About ¾ of the way across, I was happy to be almost done. Then suddenly I was sliding on my stomach, the weight of my body and my pack accelerating downhill as I grasped desperately at the snow with my hands.
“OMG!!” I screamed inside my head as I realized I was falling. And just as suddenly, I stopped.
Looking around I realized that the lower footpath had stopped my fall down the mountain, preventing me from crashing into the rocks below. “Thank God.”
I sat up carefully, afraid to stand, and assessed the situation. One trekking pole was still on the trail above me, where I was crossing. The edge of the snowbank I was aiming for wasn’t far ahead, maybe 15, or 20 feet?
“I’m OK, I told myself. “I can get there.”
I shed my pack and moved it to the side, then slid my body up next to it. Again and again, I slowly shuffled sideways until I could reach the rocks and pull myself up to the trail.
“I just fell down a mountain,” I thought, thankful I wasn’t hurt.
I sat on a rock at the edge of the snowbank and looked at my lonely lost pole. Could I retrieve it? Maybe a hiker would come along and pick it up for me as they crossed.
I waited. No one came.
For 45 minutes I debated how to retrieve my trekking pole, hoping another hiker would appear. I cast a bear line with a rock, over and over, thinking maybe I could drag it back.
It didn’t work.
Three times I tried to walk out on the snow to fetch the pole, but I was too scared. “What if I fall again, and don’t stop this time?”
While my body wasn’t broken, my confidence was shattered.
“What if that had happened at Lake Ann Pass?” I wondered. Or on that “death-defying” climb to the high point after Cottonwood Pass?
I might not be dead, but I’d certainly be injured.
I texted Andy via my Garmin to tell him I had fallen down a mountain. “I might be done,” I said.
Almost an hour had passed without any other hikers in sight. I was getting cold now, and I needed to hike on. The trailhead was 2.7 miles away. Maybe I’d meet someone as I hiked down, and I could ask them to remove the trekking pole.
As I began walking, I thought more about how I had seen hardly anyone that day…and the preceding days. I thought about how hikers who fall often create a “yard sale,” losing their pack and their gear as it gets scatted along their path.
“What if I had been injured AND lost my Garmin?”
“How would I call for help with no one around?”
After thousands of miles of solo hiking, I suddenly didn’t feel safe backpacking alone on this trail.
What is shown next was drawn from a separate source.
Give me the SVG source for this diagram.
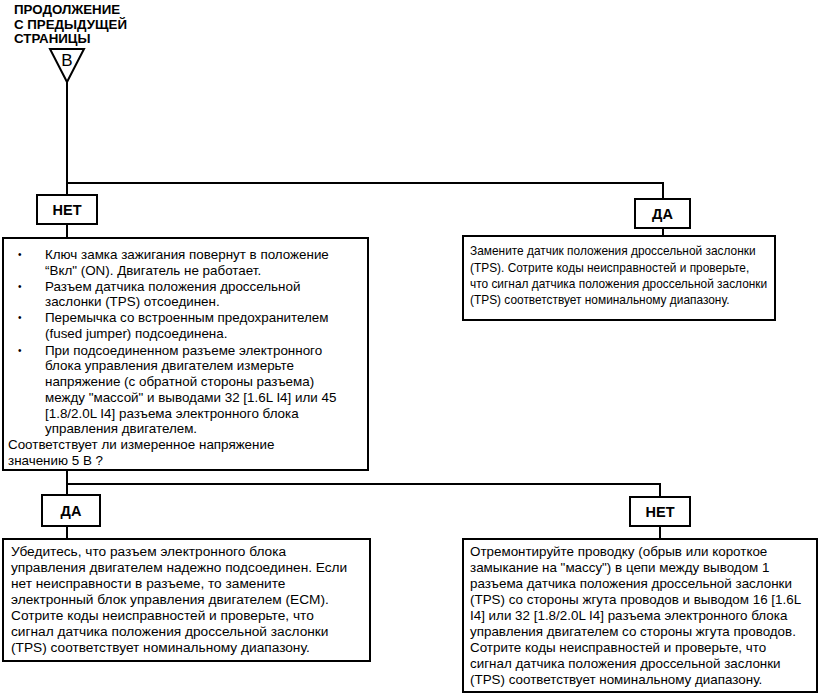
<svg xmlns="http://www.w3.org/2000/svg" width="835" height="700" viewBox="0 0 835 700">
<style>
.box{fill:#fff;stroke:#000;stroke-width:2}
.ln{fill:none;stroke:#000;stroke-width:2}
.t{font-family:"Liberation Sans",Arial,sans-serif;font-size:13.4px;fill:#000}
.s{font-size:11.9px}
.m{font-size:13.7px}
.b{font-size:10px}
.h{font-family:"Liberation Sans",Arial,sans-serif;font-size:13.3px;font-weight:bold;fill:#000}
.lb{font-family:"Liberation Sans",Arial,sans-serif;font-size:14.5px;font-weight:bold;fill:#000;text-anchor:middle}
</style>
<rect width="835" height="700" fill="#fff"/>
<g id="connectors">
<path class="ln" d="M67,82 V183 H663 V199"/>
<path class="ln" d="M67,183 V195"/>
<path class="ln" d="M67,224 V238"/>
<path class="ln" d="M663,228 V236"/>
<path class="ln" d="M67,470 V484 H660 V497"/>
<path class="ln" d="M67,484 V495"/>
<path class="ln" d="M67,526 V539"/>
<path class="ln" d="M660,526 V539"/>
</g>
<g id="start">
<text class="h" x="14" y="13.5">ПРОДОЛЖЕНИЕ</text>
<text class="h" x="14" y="28.5">С ПРЕДЫДУЩЕЙ</text>
<text class="h" x="14" y="43">СТРАНИЦЫ</text>
<polygon class="ln" points="50,49 84,49 67,82"/>
<text x="67" y="66" font-family="Liberation Sans,Arial,sans-serif" font-size="17" text-anchor="middle">B</text>
</g>
<g id="no1">
<rect class="box" x="37" y="195" width="60" height="29"/>
<text class="lb" x="67" y="215">НЕТ</text>
</g>
<g id="check">
<rect class="box" x="3" y="238" width="365" height="232"/>
<g class="t">
<text class="b" x="18" y="258">•</text>
<text x="45" y="259">Ключ замка зажигания повернут в положение</text>
<text x="45" y="274.6">“Вкл" (ON). Двигатель не работает.</text>
<text class="b" x="18" y="289.8">•</text>
<text x="45" y="290.8">Разъем датчика положения дроссельной</text>
<text x="45" y="306.4">заслонки (TPS) отсоединен.</text>
<text class="b" x="18" y="321.4">•</text>
<text x="45" y="322.4">Перемычка со встроенным предохранителем</text>
<text x="45" y="338">(fused jumper) подсоединена.</text>
<text class="b" x="18" y="353.6">•</text>
<text x="45" y="354.6">При подсоединенном разъеме электронного</text>
<text x="45" y="370.4">блока управления двигателем измерьте</text>
<text x="45" y="386">напряжение (с обратной стороны разъема)</text>
<text x="45" y="401.8">между "массой" и выводами 32 [1.6L I4] или 45</text>
<text x="45" y="417.6">[1.8/2.0L I4] разъема электронного блока</text>
<text x="45" y="433.2">управления двигателем.</text>
<text x="8" y="449">Соответствует ли измеренное напряжение</text>
<text x="8" y="464.6">значению 5 В ?</text>
</g>
</g>
<g id="yes1">
<rect class="box" x="635" y="199" width="55" height="29"/>
<text class="lb" x="662.5" y="219">ДА</text>
</g>
<g id="replaceTPS">
<rect class="box" x="463" y="236" width="312" height="84"/>
<g class="t s">
<text x="470" y="255">Замените датчик положения дроссельной заслонки</text>
<text x="470" y="271.5">(TPS). Сотрите коды неисправностей и проверьте,</text>
<text x="470" y="288">что сигнал датчика положения дроссельной заслонки</text>
<text x="470" y="304">(TPS) соответствует номинальному диапазону.</text>
</g>
</g>
<g id="yes2">
<rect class="box" x="42" y="495" width="58" height="31"/>
<text class="lb" x="71" y="516">ДА</text>
</g>
<g id="replaceECM">
<rect class="box" x="3" y="539" width="367" height="122"/>
<g class="t m">
<text x="11" y="556">Убедитесь, что разъем электронного блока</text>
<text x="11" y="572">управления двигателем надежно подсоединен. Если</text>
<text x="11" y="588">нет неисправности в разъеме, то замените</text>
<text x="11" y="604">электронный блок управления двигателем (ECM).</text>
<text x="11" y="620">Сотрите коды неисправностей и проверьте, что</text>
<text x="11" y="636">сигнал датчика положения дроссельной заслонки</text>
<text x="11" y="652">(TPS) соответствует номинальному диапазону.</text>
</g>
</g>
<g id="no2">
<rect class="box" x="630" y="497" width="60" height="29"/>
<text class="lb" x="660" y="517">НЕТ</text>
</g>
<g id="repairWiring">
<rect class="box" x="463" y="539" width="354" height="153"/>
<g class="t">
<text x="470" y="556">Отремонтируйте проводку (обрыв или короткое</text>
<text x="470" y="572">замыкание на "массу") в цепи между выводом 1</text>
<text x="470" y="588">разъема датчика положения дроссельной заслонки</text>
<text x="470" y="604">(TPS) со стороны жгута проводов и выводом 16 [1.6L</text>
<text x="470" y="620">I4] или 32 [1.8/2.0L I4] разъема электронного блока</text>
<text x="470" y="636">управления двигателем со стороны жгута проводов.</text>
<text x="470" y="652">Сотрите коды неисправностей и проверьте, что</text>
<text x="470" y="668">сигнал датчика положения дроссельной заслонки</text>
<text x="470" y="684">(TPS) соответствует номинальному диапазону.</text>
</g>
</g>
</svg>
I made arrangements with Andy, 5 hours away, to come get me and hiked down the mountain. No other hikers passed me in either direction.
So This is St. Elmo
As I neared the trailhead, something blue moving in the woods caught my eye. It was a man with a hand saw, working to remove a blowdown. I was glad to finally see someone. I greeted him and told him I fell down a mountain, that my trekking pole was stuck out there, and that Andy was on his way to pick me up.
Jeff was a trail maintainer, familiar with the area. “What does he drive?” he asked, and I told him.
“He won’t be able to get here,” Jeff informed me. “Only ATVs or high clearance 4×4 vehicles can get to this trailhead.”
“You’ll need to hitch into St. Elmo,” he said, and I blanched. “Let me walk with you, we’ll find you a ride,” he said, immediately sprouting trail angel wings. When we reached the trailhead, he flagged down an ATV and sent me off to the tiny ghost town.
There was no cell service, so the kind folks at the General Store lent me a phone so I could redirect Andy to my current location. I whiled away the afternoon on the porch of an old building, watching tourists feed chipmunks on the other side of the road.
Not wanting to think about my thru-hike ending, I picked up a book about St. Elmo in the store and read it while I waited. I kept my emotions in check, but as soon as Andy arrived, lava-like tears erupted.
“This can’t be over,” I sobbed into his shoulder, and off we went toward home.